Sometimes I’ll be speaking to someone and use an obscure word or concept they’re unfamiliar with. There’s a few different reactions, and, well, I understand mine and do not understand the ones that are not mine. I spent five minutes thinking about it, trying to model why people are crazy and the world is mad, and came up with these more-common reactions and my hypotheses:

  1. Google the unknown reference, get the definition or wikipedia summary, then respond (“understanding is necessary to communication and now I’ve learned something new”).

  2. Ignore it and carry on the conversation as best possible anyway (“doesn’t matter what it meant, I’m just here for the social contact”).
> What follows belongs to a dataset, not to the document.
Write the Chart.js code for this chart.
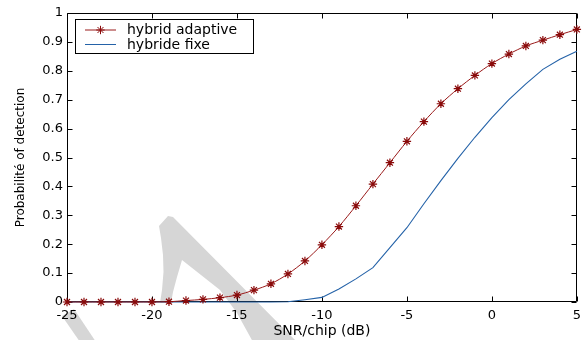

  3. Get angry at the ostentatious erudition (“you have just made an implied status grab and I’m slapping you down”).

If it’s not obvious, #1 is my knee-jerk reaction to unknown references; #2 seems to be the way most people deal with it; and I have a lot of difficulty dealing with #3 even remotely charitabl—STOP.

No.

I don’t get to use a verbal justification of #1 and compare it to an evopsych historical-cause of #3. That’s a type error, or something, and also hypocrisy: by making the comparison, I’m setting myself above those poor adaptation-executing sheep, i.e. I’m doing exactly what (I think) they’re getting angry at me about. Despite my uncharitable framing, their implied complaint is absolutely correct!

This bothers me, and I suddenly don’t trust my own perspective, so I’m farming it out: what’s really going on here? What do #2 and #3 feel like from the inside, and what’s the symmetric explanation of #1?